Once we have the ability to generate sequences, we can now add a sequence number to our messages on publication:

def pub(collection, sequence, key, data=None):
    doc = dict(
        ts=sequence.next(collection.name),
        k=key,
        data=data)
    collection.insert(doc, manipulate=False)

Our subscribing query, unfortunately, needs to get a bit more complicated:

def get_cursor(collection, topic_re, last_id=-1, await_data=True):
    options = { 'tailable': True }
    spec = { 
        'ts': { '$gt': last_id }, # only new messages
        'k': topic_re }
    if await_data:
        options['await_data'] = True
    cur = collection.find(spec, **options)
    cur = cur.hint([('$natural', 1)]) # ensure we don't use any indexes
    return cur

And our dispatch loop likewise must keep track of the sequence number:

import re, time
last_id = -1
while True:
    cur = get_cursor(
        db.capped_collection, 
        re.compile('^foo'), 
        await_data=True)
    for msg in cur:
        last_id = msg['ts']
        do_something(msg)
    time.sleep(0.1)

We an actually improve upon this a tiny bit by finding the ts field of the last value in the collection and using it to initialize our last_id value:

last_id = -1
cur = db.capped_collection.find().sort([('$natural', -1)])
for msg in cur:
    last_id = msg['ts']
    break
...

So we've fixed the problem of processing messages multiple times, but we still have a slow scan of the whole capped collection on startup. Can we fix this?
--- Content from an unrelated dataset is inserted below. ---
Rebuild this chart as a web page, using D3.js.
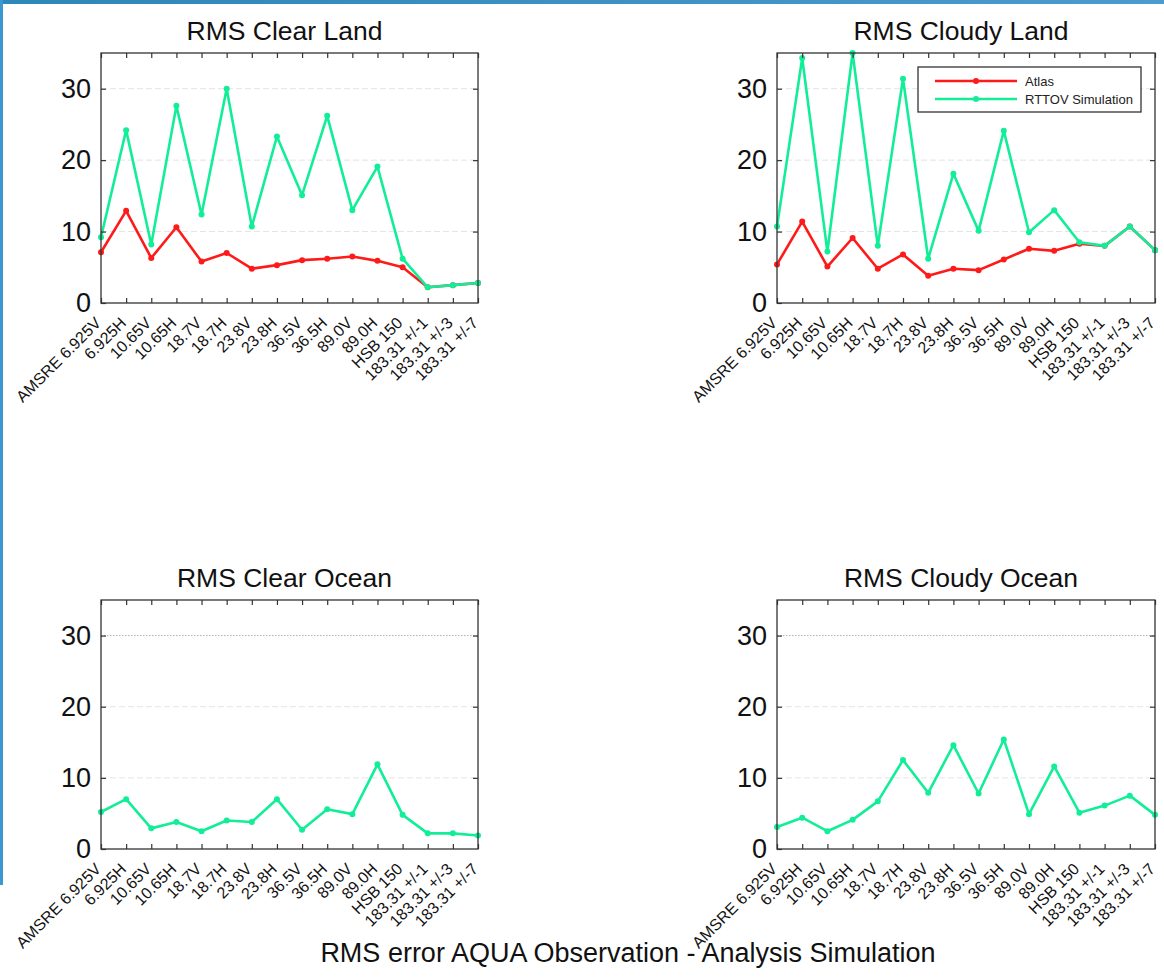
<!DOCTYPE html>
<html>
<head>
<meta charset="utf-8">
<script src="https://cdn.jsdelivr.net/npm/d3@7"></script>
<style>
  html, body { margin: 0; padding: 0; background: #fff; }
  svg { display: block; }
  text { font-family: "Liberation Sans", Arial, Helvetica, sans-serif; }
</style>
</head>
<body>
<svg id="chart" width="1164" height="977"></svg>
<script>
const channels = ["AMSRE 6.925V", "6.925H", "10.65V", "10.65H", "18.7V", "18.7H", "23.8V", "23.8H",
  "36.5V", "36.5H", "89.0V", "89.0H", "HSB 150", "183.31 +/-1", "183.31 +/-3", "183.31 +/-7"];
const yTicks = [0, 10, 20, 30];
const seriesNames = ["Atlas", "RTTOV Simulation"];

const clearLandAtlas = [7.1, 12.9, 6.3, 10.6, 5.8, 7.0, 4.8, 5.3, 6.0, 6.2, 6.5, 5.9, 5.0, 2.2, 2.5, 2.8];
const clearLandRttov = [9.2, 24.2, 8.2, 27.6, 12.4, 30.0, 10.7, 23.3, 15.1, 26.2, 13.0, 19.1, 6.2, 2.2, 2.5, 2.8];
const cloudyLandAtlas = [5.4, 11.4, 5.1, 9.1, 4.8, 6.8, 3.8, 4.8, 4.6, 6.1, 7.6, 7.3, 8.3, 8.0, 10.7, 7.4];
const cloudyLandRttov = [10.7, 34.3, 7.2, 35.0, 8.0, 31.4, 6.2, 18.1, 10.1, 24.1, 9.9, 13.0, 8.5, 8.0, 10.7, 7.4];
const clearOceanRttov = [5.2, 7.0, 2.9, 3.8, 2.5, 4.0, 3.8, 7.0, 2.7, 5.6, 4.9, 11.9, 4.8, 2.2, 2.2, 1.9];
const cloudyOceanRttov = [3.1, 4.4, 2.5, 4.1, 6.7, 12.5, 7.9, 14.6, 7.8, 15.4, 4.9, 11.6, 5.1, 6.1, 7.5, 4.8];

const titles = ["RMS Clear Land", "RMS Cloudy Land", "RMS Clear Ocean", "RMS Cloudy Ocean"];
const caption = "RMS error AQUA Observation - Analysis Simulation";

const RED = "#ff1a1a", GREEN = "#12ee98";

const panels = [
  { title: titles[0], x0: 101, x1: 478, top: 53, bottom: 303, atlas: clearLandAtlas, rttov: clearLandRttov, legend: false, ocean: false },
  { title: titles[1], x0: 777, x1: 1155, top: 53, bottom: 303, atlas: cloudyLandAtlas, rttov: cloudyLandRttov, legend: true, ocean: false },
  { title: titles[2], x0: 101, x1: 478, top: 600, bottom: 849, atlas: null, rttov: clearOceanRttov, legend: false, ocean: true },
  { title: titles[3], x0: 777, x1: 1155, top: 600, bottom: 849, atlas: null, rttov: cloudyOceanRttov, legend: false, ocean: true }
];

const svg = d3.select("#chart");

// slide decoration borders
const grad = svg.append("defs").append("linearGradient").attr("id", "topbar").attr("x1", "0").attr("x2", "1");
grad.append("stop").attr("offset", "0").attr("stop-color", "#2f86b8");
grad.append("stop").attr("offset", "1").attr("stop-color", "#4a9bd0");
svg.append("rect").attr("x", 0).attr("y", 0).attr("width", 1164).attr("height", 4).attr("fill", "url(#topbar)");
svg.append("rect").attr("x", 0).attr("y", 0).attr("width", 3).attr("height", 885).attr("fill", "#3d98cf");

panels.forEach(p => {
  const x = d3.scalePoint().domain(channels).range([p.x0, p.x1]);
  const y = d3.scaleLinear().domain([0, 35]).range([p.bottom, p.top]);
  const g = svg.append("g");

  // grid
  yTicks.filter(t => t > 0).forEach(t => {
    const dotted = p.ocean && t === 30;
    g.append("line")
      .attr("x1", p.x0).attr("x2", p.x1).attr("y1", y(t)).attr("y2", y(t))
      .attr("stroke", dotted ? "#9a9a9a" : "#e4e4e4")
      .attr("stroke-width", dotted ? 0.8 : 1)
      .attr("stroke-dasharray", dotted ? "1.5,1.5" : "6,3");
  });

  // lines
  const line = d3.line().x((d, i) => x(channels[i])).y(d => y(d));
  const drawSeries = (vals, color) => {
    g.append("path").datum(vals).attr("d", line)
      .attr("fill", "none").attr("stroke", color).attr("stroke-width", 2.6)
      .attr("stroke-linejoin", "round");
    g.selectAll(null).data(vals).enter().append("circle")
      .attr("cx", (d, i) => x(channels[i])).attr("cy", d => y(d)).attr("r", 3)
      .attr("fill", color);
  };
  if (p.atlas) drawSeries(p.atlas, RED);
  drawSeries(p.rttov, GREEN);

  // frame
  g.append("rect").attr("x", p.x0).attr("y", p.top).attr("width", p.x1 - p.x0).attr("height", p.bottom - p.top)
    .attr("fill", "none").attr("stroke", "#333").attr("stroke-width", 1.3);

  // bottom axis
  const xAxisB = d3.axisBottom(x).tickSizeInner(-5).tickSizeOuter(0).tickFormat("");
  const gxb = g.append("g").attr("transform", `translate(0,${p.bottom})`).call(xAxisB);
  gxb.select(".domain").remove();
  gxb.selectAll("line").attr("stroke", "#333").attr("stroke-width", 1.2);
  const xAxisT = d3.axisTop(x).tickSizeInner(-5).tickSizeOuter(0).tickFormat("");
  const gxt = g.append("g").attr("transform", `translate(0,${p.top})`).call(xAxisT);
  gxt.select(".domain").remove();
  gxt.selectAll("line").attr("stroke", "#333").attr("stroke-width", 1.2);

  // y axis
  const yAxisL = d3.axisLeft(y).tickValues(yTicks).tickSizeInner(-5).tickSizeOuter(0).tickPadding(10);
  const gyl = g.append("g").attr("transform", `translate(${p.x0},0)`).call(yAxisL);
  gyl.select(".domain").remove();
  gyl.selectAll("line").attr("stroke", "#333").attr("stroke-width", 1.2);
  gyl.selectAll("text").attr("font-size", 27).attr("fill", "#111")
    .attr("font-family", "'Liberation Sans', Arial, sans-serif");
  const yAxisR = d3.axisRight(y).tickValues(yTicks.filter(t => t > 0)).tickSizeInner(-5).tickSizeOuter(0).tickFormat("");
  const gyr = g.append("g").attr("transform", `translate(${p.x1},0)`).call(yAxisR);
  gyr.select(".domain").remove();
  gyr.selectAll("line").attr("stroke", "#333").attr("stroke-width", 1.2);

  // rotated category labels
  g.selectAll(null).data(channels).enter().append("text")
    .attr("transform", d => `translate(${x(d) + 1},${p.bottom + 21}) rotate(-45)`)
    .attr("text-anchor", "end")
    .attr("font-size", 16)
    .attr("fill", "#111")
    .text(d => d);

  // title
  g.append("text").attr("x", (p.x0 + p.x1) / 2 - 5).attr("y", p.top - 13)
    .attr("text-anchor", "middle").attr("font-size", 26.5).attr("fill", "#111").text(p.title);

  // legend
  if (p.legend) {
    const lg = g.append("g");
    lg.append("rect").attr("x", 918).attr("y", 67).attr("width", 223).attr("height", 45)
      .attr("fill", "#fff").attr("stroke", "#333").attr("stroke-width", 1.3);
    [RED, GREEN].forEach((c, i) => {
      const ly = 81 + i * 18;
      lg.append("line").attr("x1", 935).attr("x2", 1017).attr("y1", ly).attr("y2", ly)
        .attr("stroke", c).attr("stroke-width", 2.6);
      lg.append("circle").attr("cx", 976).attr("cy", ly).attr("r", 3).attr("fill", c);
      lg.append("text").attr("x", 1025).attr("y", ly + 4.5).attr("font-size", 13).attr("fill", "#222")
        .text(seriesNames[i]);
    });
  }
});

svg.append("text").attr("x", 628).attr("y", 962).attr("text-anchor", "middle")
  .attr("font-size", 27).attr("fill", "#111").text(caption);
</script>
</body>
</html>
It turns out we can, but not without questionable "magic."

Now, for some questionable magic...

You may be wondering why I would use a strange name like ts to hold a sequence number. It turns out that there is poorly documented option for cursors that we can abuse to substantially speed up the initial scan of the capped collection: the oplog_replay option. As is apparent from the name of the option, it is mainly used to replay the "oplog", that magic capped collection that makes MongoDB's replication internals work so well. The oplog uses a ts field to indicate the timestamp of a particular operation, and the oplog_replay option requires the use of a ts field in the query.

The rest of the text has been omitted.